Questo è quanto si chiedeva ai seguaci del Führer che intendevano guadagnarsi l’ammirazione delle generazioni future: raggiungere la grandezza nell’inumano alienandosi dall’altrui sofferenza, elevare a legge universale le regole della fortezza Breendonk. Vediamo allora che la tortura, la possibilità stessa della tortura, apre le porte a un mondo civilmente capovolto, in cui i basilari e non scritti contratti sociali svaniscono per lasciare il posto a individui che si nutrono dell’annullamento dell’altro; il comandamento che imponeva di tenere conto di chi, con me, condivide l’esistenza è qui tramutato in quello che mi legittima ad abusare del prossimo fino alla sua dissoluzione.

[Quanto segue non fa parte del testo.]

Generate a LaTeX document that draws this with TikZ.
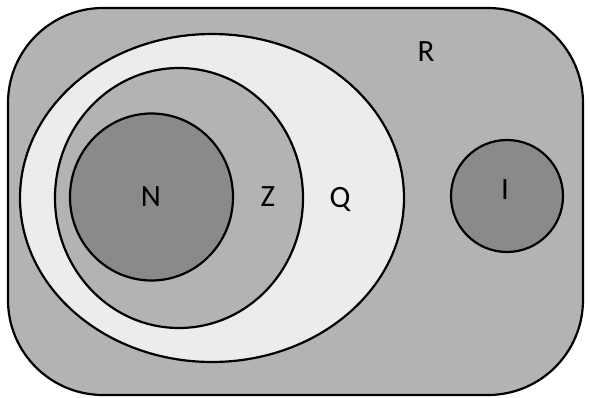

Come Primo Levi e altri sopravvissuti, Jean Améry si è tolto la vita dopo aver lungamente riflettuto su quanto gli era toccato in sorte. Anche questo, forse, può dirci qualcosa: una volta superato il limite, nonostante gli assidui tentativi di elaborazione, nulla, al di là di un gesto, rende possibile un completo reinvestimento di senso nel tempo che rimane prima della fine: «chi è stato torturato resta tale», per sempre.
Nota
* Il Codice penale svizzero menziona la tortura solo in caso di crimini contro l’umanità o di gravi violazioni delle Convenzioni di Ginevra.